$\int_{0}^{\frac{\pi}{4}} e^{\sec x} \frac{\sin( x + \frac{\pi}{4})}{(1 - \sin x) \cos x}\, dx$? How do I find the value of
$$
  \int_{0}^{\frac{\pi}{4}} e^{\sec x} \dfrac{\sin\Big( x + \dfrac{\pi}{4}\Big)}{(1 - \sin x) \cos x} \;\mathrm{d}x
$$
 A: First of all, note that
$$\frac{d}{dx}(e^{g(x)}f(x)) = e^{g(x)} \{g'(x)f(x) + f'(x)\}$$
Consequently,
$$\int e^{g(x)} \{g'(x)f(x) + f'(x)\} dx = e^{g(x)}f(x) $$
Our aim is to reduce the given integral to the above form.

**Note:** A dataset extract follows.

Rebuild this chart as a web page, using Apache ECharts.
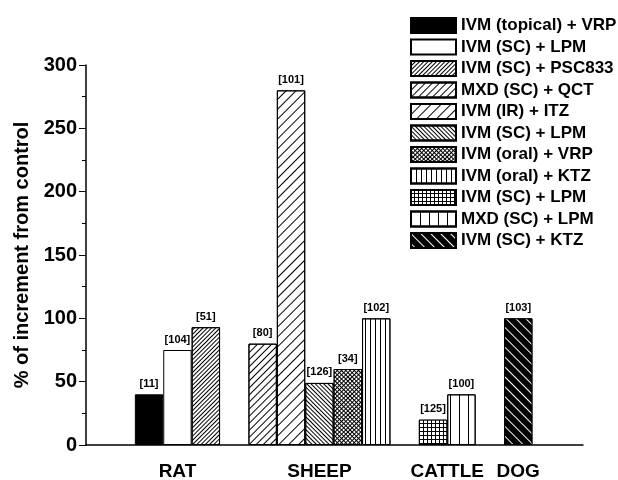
<!DOCTYPE html>
<html>
<head>
    <meta charset="utf-8">
    <title>Increment from control</title>
    <script src="https://cdn.jsdelivr.net/npm/echarts@6/dist/echarts.min.js"></script>
</head>
<body style="margin:0">
<div id="main" style="width: 618px;height:480px;"></div>
<script type="text/javascript">
    // species groups on the x axis
    var groups = ['RAT', 'SHEEP', 'CATTLE', 'DOG'];
    // one series per treatment, in legend order
    var treatments = ['IVM (topical) + VRP', 'IVM (SC) + LPM', 'IVM (SC) + PSC833', 'MXD (SC) + QCT',
        'IVM (IR) + ITZ', 'IVM (SC) + LPM ', 'IVM (oral) + VRP', 'IVM (oral) + KTZ',
        'IVM (SC) + LPM  ', 'MXD (SC) + LPM', 'IVM (SC) + KTZ'];
    var groupOf = [0, 0, 0, 1, 1, 1, 1, 1, 2, 2, 3];
    var values = [40, 75, 93, 80, 280, 49, 60, 100, 20, 40, 100];
    var refs = ['[11]', '[104]', '[51]', '[80]', '[101]', '[126]', '[34]', '[102]', '[125]', '[100]', '[103]'];
    var yTicks = [0, 50, 100, 150, 200, 250, 300];

    var font = '"Liberation Sans", Arial, sans-serif';

    // fill patterns (decals)
    function lines(rot, gap, col) {
        return {symbol: 'rect', symbolSize: 1, dashArrayX: [1, 0], dashArrayY: [1, gap],
            rotation: rot, color: col || '#000'};
    }
    function vlines(gap) {
        return {symbol: 'rect', symbolSize: 1, dashArrayX: [1, gap], dashArrayY: [1, 0], color: '#000'};
    }
    var UP = -Math.PI / 4;   // "/"
    var DOWN = Math.PI / 4;  // "\"
    var styles = [
        {color: '#000', decal: null},
        {color: '#fff', decal: null},
        {color: '#fff', decal: lines(UP, 2)},
        {color: '#fff', decal: lines(UP, 4)},
        {color: '#fff', decal: lines(UP, 6)},
        {color: '#fff', decal: lines(DOWN, 2)},
        {color: '#fff', decal: {symbol: 'rect', symbolSize: 1, dashArrayX: [2, 1], dashArrayY: [2, 1],
            rotation: DOWN, color: '#fff', backgroundColor: '#000'}},
        {color: '#fff', decal: vlines(4)},
        {color: '#fff', decal: {symbol: 'rect', symbolSize: 1, dashArrayX: [3, 1], dashArrayY: [3, 1],
            color: '#fff', backgroundColor: '#000'}},
        {color: '#fff', decal: vlines(8)},
        {color: '#000', decal: lines(DOWN, 6, '#fff')}
    ];

    // bar slots: one slot per bar, one empty slot between groups
    var firstSlot = 2.22;
    var xs = [];
    var pos = firstSlot;
    for (var i = 0; i < values.length; i++) {
        if (i > 0 && groupOf[i] !== groupOf[i - 1]) pos += 1;
        xs.push(pos);
        pos += 1;
    }
    var groupCentres = groups.map(function (g, gi) {
        var s = xs.filter(function (x, i) { return groupOf[i] === gi; });
        return (s[0] + s[s.length - 1]) / 2;
    });

    var series = treatments.map(function (name, i) {
        return {
            name: name,
            type: 'bar',
            barWidth: 28.4,
            barGap: '-100%',
            data: [[xs[i], values[i]]],
            itemStyle: {
                color: styles[i].color,
                borderColor: '#000',
                borderWidth: 1,
                decal: styles[i].decal
            },
            label: {
                show: true,
                position: 'top',
                distance: 5,
                formatter: refs[i],
                fontFamily: font,
                fontWeight: 'bold',
                fontSize: 11,
                color: '#000'
            }
        };
    });

    var myChart = echarts.init(document.getElementById('main'));
    var option = {
        animation: false,
        backgroundColor: '#fff',
        grid: {left: 86, right: 35, top: 65, bottom: 35, containLabel: false, outerBoundsMode: 'none'},
        legend: {
            orient: 'vertical',
            left: 410,
            top: 17,
            padding: 0,
            itemWidth: 45,
            itemHeight: 15,
            itemGap: 4.5,
            icon: 'rect',
            selectedMode: false,
            textStyle: {fontFamily: font, fontWeight: 'bold', fontSize: 17, color: '#000'},
            data: treatments
        },
        xAxis: {
            type: 'value',
            min: 0,
            max: 17.5,
            splitLine: {show: false},
            axisTick: {show: false},
            axisLine: {show: true, lineStyle: {color: '#000', width: 1.5}},
            axisLabel: {
                customValues: groupCentres,
                margin: 17,
                fontFamily: font,
                fontWeight: 'bold',
                fontSize: 19,
                color: '#000',
                formatter: function (v) {
                    var k = groupCentres.indexOf(v);
                    return k >= 0 ? groups[k] : '';
                }
            }
        },
        yAxis: {
            type: 'value',
            min: yTicks[0],
            max: yTicks[yTicks.length - 1],
            interval: yTicks[1] - yTicks[0],
            name: '% of increment from control',
            nameLocation: 'middle',
            nameRotate: 90,
            nameGap: 54,
            nameTextStyle: {fontFamily: font, fontWeight: 'bold', fontSize: 20, color: '#000'},
            splitLine: {show: false},
            axisLine: {show: true, lineStyle: {color: '#000', width: 1.5}},
            axisTick: {show: true, length: 7, lineStyle: {color: '#000', width: 1}},
            minorTick: {show: true, splitNumber: 2, length: 4, lineStyle: {color: '#000', width: 1}},
            axisLabel: {fontFamily: font, fontWeight: 'bold', fontSize: 20, color: '#000', margin: 9}
        },
        series: series
    };
    myChart.setOption(option);
</script>
</body>
</html>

We already have $g(x) = \sec(x)$
Let
$$I = \int_{0}^{\frac{\pi}{4}} e^{\sec x} {\frac{\sin (x+\frac{\pi}{4})}{(1-\sin x)(\cos x)}} dx$$
Expanding $\sin (x+\frac{\pi}{4})$,
$$I = \frac{1}{\sqrt2}\int_{0}^{\frac{\pi}{4}} e^{\sec x} {\frac{\sin x+\cos x}{(1-\sin x)(\cos x)}} dx$$
Dividing Numerator and denominator by $\cos^2 x$ we have
$$I = \frac{1}{\sqrt2}\int_{0}^{\frac{\pi}{4}} e^{\sec x} {\frac{\tan x\sec x+\sec x}{(\sec x-\tan x)}}dx$$
$$\Rightarrow I = \frac{1}{\sqrt2}\int_{0}^{\frac{\pi}{4}} e^{\sec x} \Big \{{\frac{\tan x\sec x}{(\sec x-\tan x)}} + \frac{\sec x}{(\sec x-\tan x)}\Big\}dx$$
$$\Rightarrow I = \frac{1}{\sqrt2}\int_{0}^{\frac{\pi}{4}} e^{\sec x} \Big \{\tan x\sec x\Big({\frac{1}{(\sec x-\tan x)}\Big)} + \frac{\sec x(\sec x-\tan x)}{(\sec x-\tan x)^2}\Big\}dx$$
Comparing with the form above,
$$f(x) = \frac{1}{(\sec x-\tan x)}$$
Thus,
$$I = \frac{1}{\sqrt2}\frac{e^{\sec x}}{(\sec x-\tan x)}\Big|_0^\frac{\pi}{4}$$
Putting the limits, we have
$$ I = \frac{1}{\sqrt2}\Big( \frac{e^{\sqrt2}}{\sqrt2 - 1} - e\Big)$$
$$ \Rightarrow I = \frac{(1+\sqrt2)e^{\sqrt2} - e}{\sqrt2}$$